Ten Commandments proponents insisted that requiring bible edicts to be posted in every classroom will restore “religious liberties” when, of course, it will do the opposite. Disingenuously relying on the highly scrutinized and problematic decision in the notoriously deceitful Kennedy v. Bremerton School District decision, an attorney from the First Liberty Institute and other witnesses celebrated the opportunity to re-insert religion into schools. Proponents absurdly assured the naysayers that this proposal would not be an endorsement of any particular religion. To believe this, we must ignore the glaringly obvious: Within the first three lines in the required Ten Commandments, the text reads, “I AM the LORD thy God. Thou shalt have no other gods before me.” Imagine reading that every day at school as a Gen Z student, a generation the majority of which does not adhere to the Christian faith. Being forced to stare each day at biblical commandments would hardly be what these students would classify as “religious liberty.”
While SB 1515 got the lion’s share of attention, two other bills that Texas theocrats proposed during this committee hearing are also alarming.

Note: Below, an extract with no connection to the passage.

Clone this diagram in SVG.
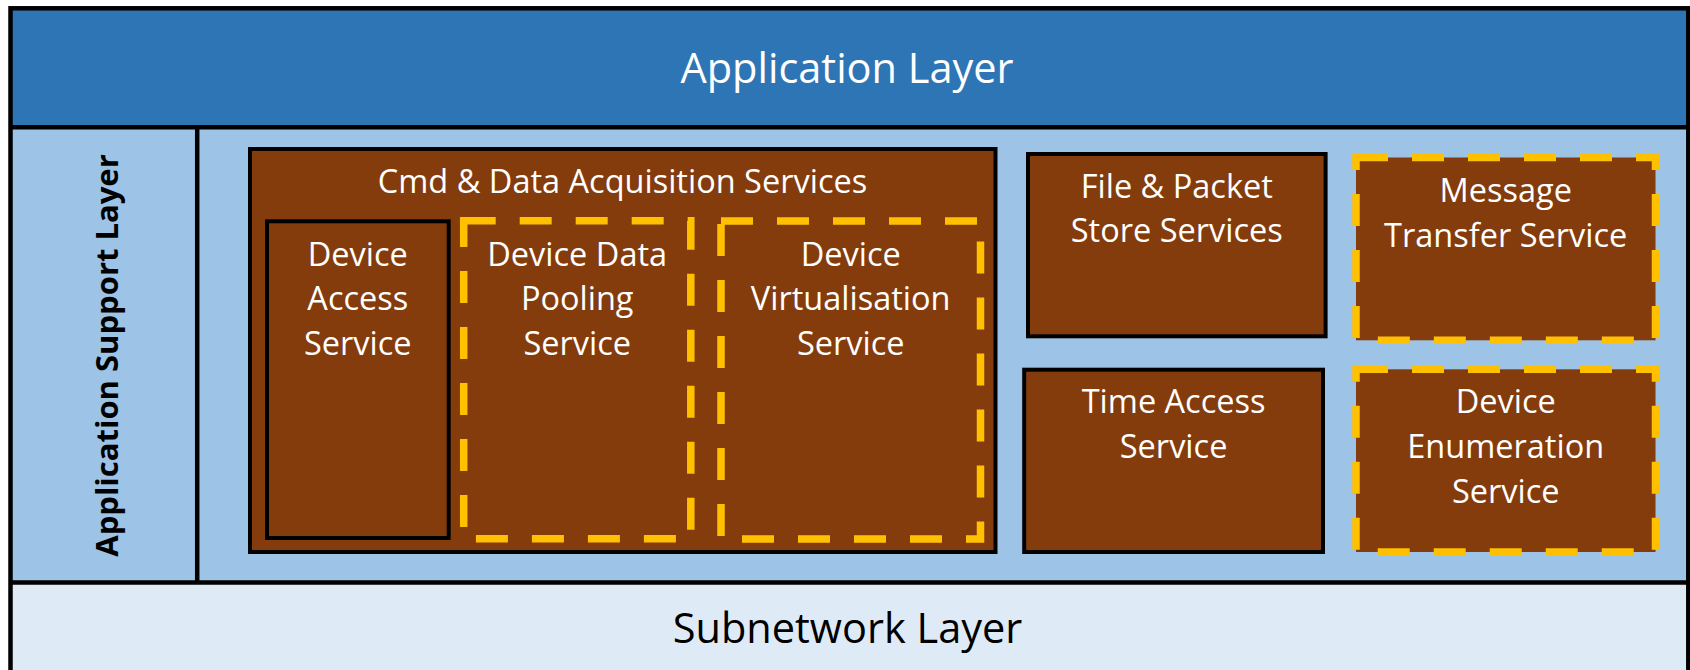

Senate Bill 1721 adds to a requirement that the “national motto” be displayed in every classroom the stipulation that “historically significant documents” also be displayed if donated or purchased with private funds. Included with the Declaration of Independence and the U.S. Constitution is a copy of the Ten Commandments. This is perhaps a more subtle attempt to require the Ten Commandments be displayed in public school classrooms than SB 1515’s attempt. Placing the Ten Commandments alongside actual founding documents, if anything, makes the display even worse by falsely suggesting the Ten Commandments were a fundamental part of the American founding.
Senate Bill 763 seeks to employ chaplains to perform the same functions as school counselors with none of the required training. While there’s an amendment to this bill that is not readily available on the Legislature’s website, the notion of employing a minister with no credentials to handle the duties of a school counselor in a religiously pluralistic school setting is outrageous.

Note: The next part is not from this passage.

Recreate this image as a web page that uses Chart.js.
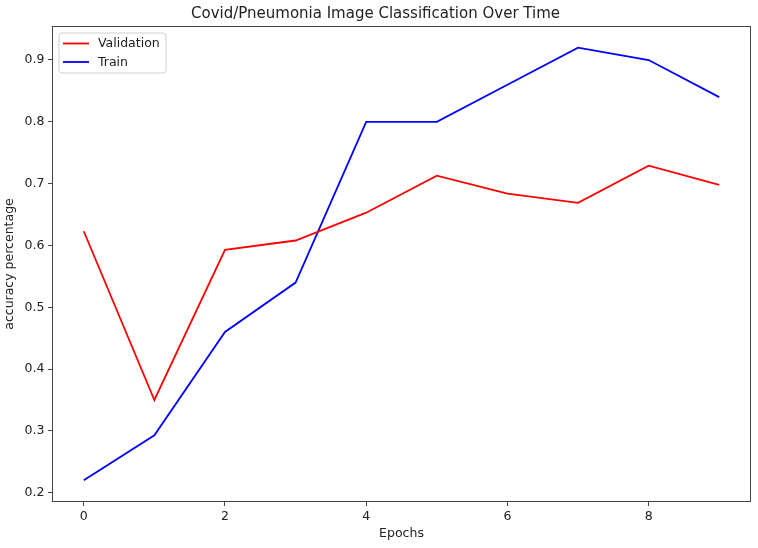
<!DOCTYPE html>
<html>
<head>
<meta charset="utf-8">
<script src="https://cdn.jsdelivr.net/npm/chart.js@4"></script>
<style>
  html, body { margin: 0; padding: 0; background: #fff; }
  canvas { display: block; }
</style>
</head>
<body>
<canvas id="accChart" width="758" height="548"></canvas>
<script>
// データ
const epochs = [0, 1, 2, 3, 4, 5, 6, 7, 8, 9];
const validationAcc = [0.623, 0.350, 0.593, 0.608, 0.653, 0.713, 0.684, 0.669, 0.729, 0.698];
const trainAcc = [0.220, 0.293, 0.460, 0.540, 0.800, 0.800, 0.860, 0.920, 0.900, 0.840];
const xTicks = [0, 2, 4, 6, 8];
const yTicks = [0.2, 0.3, 0.4, 0.5, 0.6, 0.7, 0.8, 0.9];
const seriesNames = ['Validation', 'Train'];
const seriesColors = ['red', 'blue'];

const fontFamily = '"DejaVu Sans", sans-serif';
const textColor = '#222';
const axisColor = '#444';
const lineWidth = 1.8;

function toPoints(values) {
    return epochs.map((e, i) => ({ x: e, y: values[i] }));
}

// 枠線（matplotlib風に四辺）
const framePlugin = {
    id: 'frame',
    afterDraw(chart) {
        const { ctx, chartArea: a } = chart;
        ctx.save();
        ctx.strokeStyle = axisColor;
        ctx.lineWidth = 1;
        ctx.strokeRect(a.left + 0.5, a.top + 0.5, a.right - a.left - 1, a.bottom - a.top - 1);
        ctx.restore();
    }
};

// 凡例をプロット内の左上に描く
const innerLegend = {
    id: 'innerLegend',
    afterDatasetsDraw(chart) {
        const { ctx, chartArea: a } = chart;
        const x = a.left + 7, y = a.top + 7, w = 107, h = 40, r = 3;
        ctx.save();
        ctx.beginPath();
        ctx.roundRect(x, y, w, h, r);
        ctx.fillStyle = 'rgba(255,255,255,0.8)';
        ctx.fill();
        ctx.strokeStyle = '#d0d0d0';
        ctx.lineWidth = 1;
        ctx.stroke();
        ctx.font = '12.5px ' + fontFamily;
        ctx.textBaseline = 'middle';
        chart.data.datasets.forEach((ds, i) => {
            const ly = y + 10.5 + i * 18.5;
            ctx.beginPath();
            ctx.moveTo(x + 4, ly);
            ctx.lineTo(x + 30, ly);
            ctx.strokeStyle = ds.borderColor;
            ctx.lineWidth = lineWidth;
            ctx.stroke();
            ctx.fillStyle = textColor;
            ctx.fillText(ds.label, x + 39, ly + 0.5);
        });
        ctx.restore();
    }
};

const ctx = document.getElementById('accChart').getContext('2d');
new Chart(ctx, {
    type: 'line',
    data: {
        datasets: [
            {
                label: seriesNames[0],
                data: toPoints(validationAcc),
                borderColor: seriesColors[0],
                backgroundColor: seriesColors[0],
                borderWidth: lineWidth,
                pointRadius: 0,
                tension: 0
            },
            {
                label: seriesNames[1],
                data: toPoints(trainAcc),
                borderColor: seriesColors[1],
                backgroundColor: seriesColors[1],
                borderWidth: lineWidth,
                pointRadius: 0,
                tension: 0
            }
        ]
    },
    options: {
        responsive: false,
        animation: false,
        devicePixelRatio: 1,
        layout: { padding: { left: 0, right: 7, top: 0, bottom: 0 } },
        plugins: {
            legend: { display: false },
            tooltip: { enabled: false },
            title: {
                display: true,
                text: 'Covid/Pneumonia Image Classification Over Time',
                color: textColor,
                font: { family: fontFamily, size: 15, weight: 'normal' },
                padding: { top: 5, bottom: 3 }
            }
        },
        scales: {
            x: {
                type: 'linear',
                min: -0.45,
                max: 9.45,
                afterBuildTicks: (scale) => { scale.ticks = xTicks.map(v => ({ value: v })); },
                afterFit: (scale) => { scale.height = 46; },
                grid: { drawOnChartArea: false, drawTicks: true, tickLength: 4, color: axisColor },
                border: { display: false },
                ticks: {
                    color: textColor,
                    padding: 3,
                    maxRotation: 0,
                    font: { family: fontFamily, size: 12.5 }
                },
                title: {
                    display: true,
                    text: 'Epochs',
                    color: textColor,
                    font: { family: fontFamily, size: 12.5 },
                    padding: { top: 0, bottom: 6.5 }
                }
            },
            y: {
                type: 'linear',
                min: 0.185,
                max: 0.955,
                afterBuildTicks: (scale) => { scale.ticks = yTicks.map(v => ({ value: v })); },
                afterFit: (scale) => { scale.width = 52; },
                grid: { drawOnChartArea: false, drawTicks: true, tickLength: 4, color: axisColor },
                border: { display: false },
                ticks: {
                    color: textColor,
                    padding: 3.5,
                    font: { family: fontFamily, size: 12.5 },
                    callback: (v) => v.toFixed(1)
                },
                title: {
                    display: true,
                    text: 'accuracy percentage',
                    color: textColor,
                    font: { family: fontFamily, size: 12.5 },
                    padding: { top: 2.5, bottom: 0 }
                }
            }
        }
    },
    plugins: [framePlugin, innerLegend]
});
</script>
</body>
</html>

All of these bills have been left pending in committee. That means the chair of the Texas Senate Education Committee can call these bills at any time for the committee to vote on. I will continue to follow the progress of these bills and keep our members informed with their status.

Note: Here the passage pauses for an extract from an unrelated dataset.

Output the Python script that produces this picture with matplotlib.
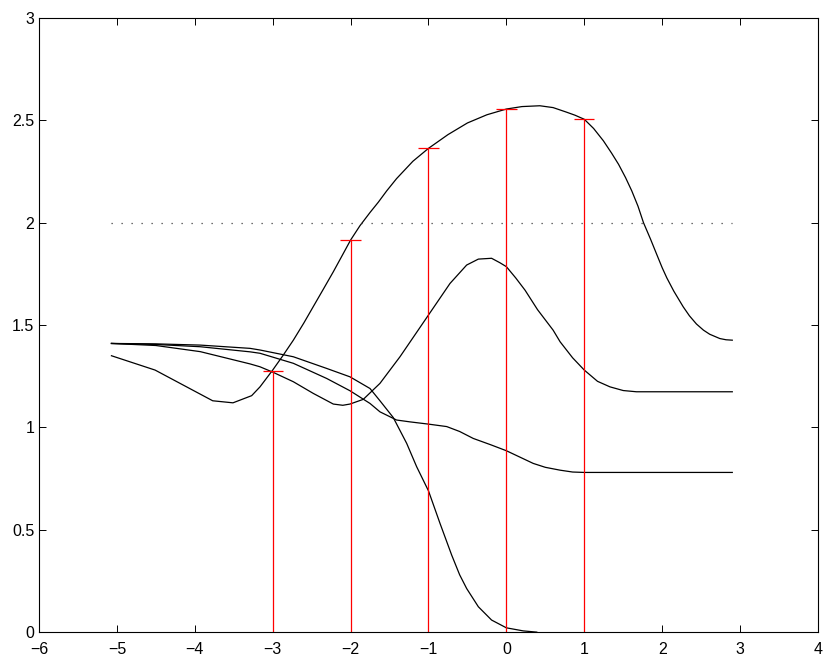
import matplotlib
matplotlib.use("Agg")
import matplotlib.pyplot as plt

plt.rcParams['font.family'] = ['Liberation Sans', 'DejaVu Sans']

# Curve A (large hump)
xa = [-5.07, -4.51, -3.77, -3.51, -3.27, -3.163, -3.0, -2.87, -2.735, -2.6, -2.479, -2.35,
      -2.222, -2.1, -2.0, -1.88, -1.75, -1.644, -1.537, -1.41, -1.2, -1.0, -0.75, -0.5, -0.25,
      0.0, 0.2, 0.43, 0.6, 0.77, 0.88, 1.0, 1.12, 1.245, 1.35, 1.44, 1.53, 1.61, 1.69, 1.76,
      1.85, 1.93, 2.0, 2.06, 2.15, 2.27, 2.35, 2.44, 2.53, 2.61, 2.74, 2.82, 2.9]
ya = [1.35, 1.28, 1.13, 1.12, 1.155, 1.198, 1.28, 1.35, 1.426, 1.51, 1.59, 1.675,
      1.76, 1.845, 1.915, 1.985, 2.05, 2.10, 2.155, 2.215, 2.30, 2.363, 2.43, 2.487, 2.527,
      2.555, 2.567, 2.571, 2.562, 2.54, 2.525, 2.505, 2.46, 2.40, 2.34, 2.285, 2.22, 2.155,
      2.08, 2.0, 1.92, 1.845, 1.78, 1.73, 1.665, 1.589, 1.545, 1.505, 1.475, 1.455, 1.434,
      1.428, 1.426]

# Curve B (peak near -0.2)
xb = [-5.07, -4.5, -3.93, -3.29, -3.163, -3.0, -2.735, -2.479, -2.222, -2.1, -2.008, -1.837,
      -1.623, -1.366, -1.0, -0.724, -0.51, -0.36, -0.19, -0.082, 0.0, 0.12, 0.24, 0.4, 0.6,
      0.69, 0.85, 1.0, 1.17, 1.33, 1.5, 1.67, 2.0, 2.5, 2.9]
yb = [1.41, 1.40, 1.37, 1.31, 1.296, 1.27, 1.223, 1.166, 1.114, 1.108, 1.114, 1.137,
      1.215, 1.345, 1.549, 1.703, 1.793, 1.822, 1.826, 1.804, 1.785, 1.73, 1.67, 1.575, 1.475,
      1.418, 1.34, 1.28, 1.225, 1.198, 1.18, 1.174, 1.174, 1.174, 1.174]

# Curve C (settles near 0.78)
xc = [-5.07, -4.5, -3.93, -3.29, -3.163, -2.735, -2.307, -2.008, -1.751, -1.623, -1.452,
      -1.41, -1.238, -1.0, -0.766, -0.6, -0.425, -0.2, 0.0, 0.345, 0.5, 0.69, 0.85, 1.0,
      1.5, 2.0, 2.5, 2.9]
yc = [1.41, 1.405, 1.394, 1.369, 1.362, 1.313, 1.239, 1.179, 1.117, 1.076, 1.044,
      1.036, 1.027, 1.016, 1.004, 0.98, 0.946, 0.915, 0.886, 0.824, 0.805, 0.791, 0.782, 0.78,
      0.78, 0.78, 0.78, 0.78]

# Curve D (drops to 0)
xd = [-5.07, -4.5, -3.93, -3.29, -3.163, -2.735, -2.307, -2.008, -1.751, -1.623, -1.452,
      -1.28, -1.152, -1.0, -0.852, -0.702, -0.6, -0.51, -0.36, -0.19, 0.0, 0.217, 0.39]
yd = [1.41, 1.408, 1.402, 1.386, 1.378, 1.345, 1.288, 1.247, 1.19, 1.13, 1.048,
      0.922, 0.808, 0.69, 0.531, 0.376, 0.28, 0.213, 0.124, 0.059, 0.021, 0.006, 0.0]

# Stems
stem_x = [-3, -2, -1, 0, 1]
stem_y = [1.275, 1.915, 2.363, 2.555, 2.505]

# Reference level
ref_level = 2.0
ref_x = [-5.07, 2.9]

fig = plt.figure(figsize=(8.3, 6.64), dpi=100)
ax = fig.add_axes([0.047, 0.048, 0.9385, 0.925])

for xs, ys in [(xa, ya), (xb, yb), (xc, yc), (xd, yd)]:
    ax.plot(xs, ys, color='black', lw=0.9, solid_joinstyle='round')

ax.plot(ref_x, [ref_level, ref_level], color='0.25', lw=0.9, linestyle=(0, (1, 7)))

ax.vlines(stem_x, 0, stem_y, colors='red', lw=0.9)
cap = 0.13
ax.hlines(stem_y, [s - cap for s in stem_x], [s + cap for s in stem_x], colors='red', lw=0.9)

ax.set_xlim(-6, 4)
ax.set_ylim(0, 3)
ax.set_xticks(range(-6, 5))
ax.set_yticks([0, 0.5, 1, 1.5, 2, 2.5, 3])
ax.set_yticklabels(['0', '0.5', '1', '1.5', '2', '2.5', '3'])
ax.tick_params(direction='in', length=5, width=0.7, top=True, right=True, labelsize=11.5)
ax.tick_params(axis='x', pad=7)
for sp in ax.spines.values():
    sp.set_linewidth(0.8)

fig.savefig('out.png', dpi=100)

Christian nationalism in Texas is nothing new. Texas legislators have incrementally chipped away at the secular values that make this nation welcoming to all faiths and individuals with no religion. Now they are taking advantage of the window of opportunity afforded them by recent disastrous decisions by the U.S. Supreme Court to adopt unconstitutional laws with the clear intent to challenge more than a half-century of precedent against religious instruction and indoctrination in our public schools.
Now, more than ever, we must voice our opposition to these exclusionary and misguided bills.